The Court has insufficient information at this time to determine whether unsecured creditors may or may not benefit from the conversion of this case. However, that is no longer the question under § 1112(b). The question is whether this Court can articulate unusual circumstances that show that either conversion or dismissal is not in the best interest of the creditors. The answer to the foregoing question is a resounding "no".
In this case, conversion to Chapter 7 of the Bankruptcy Code will allow for the appointment of a Chapter 7 Trustee who can liquidate Debtor's assets in an expeditious manner, perhaps to the benefit of all creditors. The conversion of this case to Chapter 7, as opposed to the appointment of a trustee under § 1112(b) and § 1104(a)(3), would also better serve the creditors in this case, where the Debtor has no ongoing business to preserve. In addition, the creditors would not be burdened with the higher fees associated with the administration of a Chapter 11 case.
Given the absence of unusual circumstances, the Court's final focus now shifts to whether Debtor has shown a reasonable likelihood that a Chapter 11 plan will be confirmed within a reasonable period of time; has provided a reasonable justification for Debtor's failure to maintain adequate insurance; and has shown that she will obtain adequate insurance within a reasonable period of time fixed by the Court. To date, Debtor has not filed a disclosure statement or a Chapter 11 plan and no evidence exists before the Court to suggest that Debtor's plan will or will not be confirmed within a reasonable period of time. Additionally, in attempting to explain why she has not maintained adequate insurance on her assets, Debtor demonstrated that she simply does not have any funds available to obtain adequate insurance within any time frame.
Debtor cannot enjoy the benefits of Chapter 11 and refuse to accept the burdens attendant thereto. In this case, Debtor has not made an honest effort to protect that assets of the bankruptcy estate. Debtor's failure to maintain adequate insurance on her assets places all parties at risk. By failing to adequately protect assets, Debtor has abused the bankruptcy process for her own benefit without accepting any of the responsibilities required by the Bankruptcy Code and Rules.
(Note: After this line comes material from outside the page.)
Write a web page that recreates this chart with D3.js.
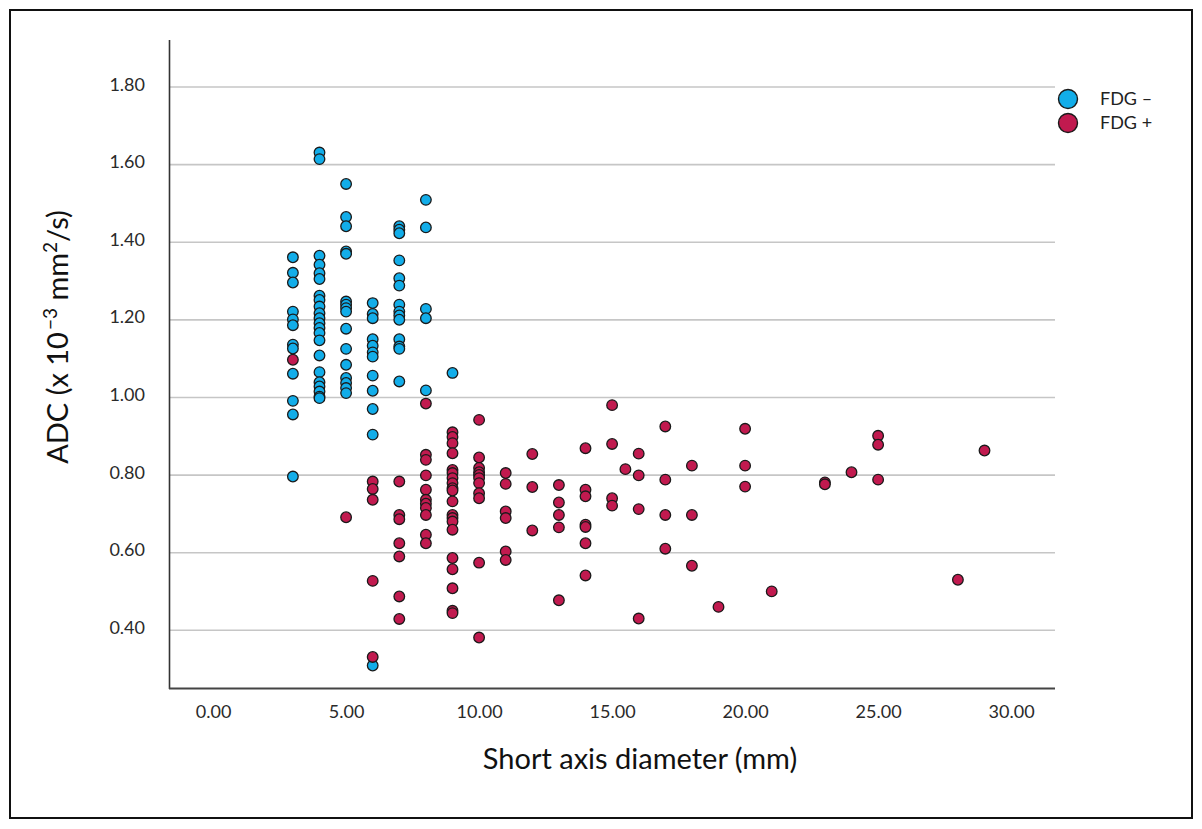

For the reasons discussed above, I find that conversion of this case to Chapter 7 of the Bankruptcy Code, and appointment of a Chapter 7 trustee to administer the assets of Debtor's bankruptcy estate, is in the best interest of Debtor's creditors. Thus, consistent with this Memorandum of Decision and the Court's oral ruling made from the bench, the Court will enter a separate order providing as follows:
IT IS ORDERED that the United States Trustee's Motion to Convert to Chapter 7 filed May 11, 2009, at docket entry number 131, is GRANTED; and this case is converted to Chapter 7 of the Bankruptcy Code.